You’re reading an outdated article. Please go to the recent issues to find up-to-date content.
While natural gas is emerging as the fuel of choice in the United States, that is not necessarily at the expense of renewable power. In fact, there is even room for the two to work together.
The Pacific Northwest National Laboratory (PNNL) is developing a device that creates a liquid fuel, which combines the best of the two resources and even goes one step further. In the design, a parabolic dish uses concentrated solar power to generate heat. That heat converts water to steam. Methane, a component of natural gas, combines with the steam to form syngas. Syngas can be stored and burned at a later time to generate electricity.
Syngas is a cleaner and more efficient alternative to natural gas. It has a higher energy content, which leads to lower emissions. According to PNNL, power plants can reduce their consumption of natural gas by about 20 percent using this conversion process while still producing the same amount of electricity.

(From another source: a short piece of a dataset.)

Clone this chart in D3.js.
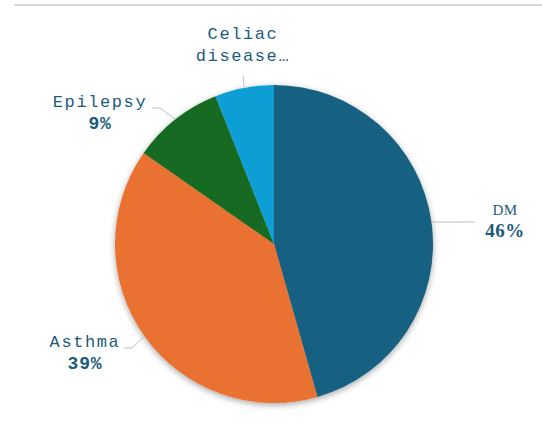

The hybrid technology also addresses one of the biggest weaknesses of solar power: intermittency. Solar panels are only capable of generating electricity when the sun is out, and solar power plants must use other sources of power or stop generating when the sun isn’t shining. With the PNNL device, power plants can store the converted gas for generation when needed.
However, the technology is still being tested. PNNL is aiming for the $0.06 per kilowatt-hour mark by 2020, a price that would make it competitive with fossil fuels.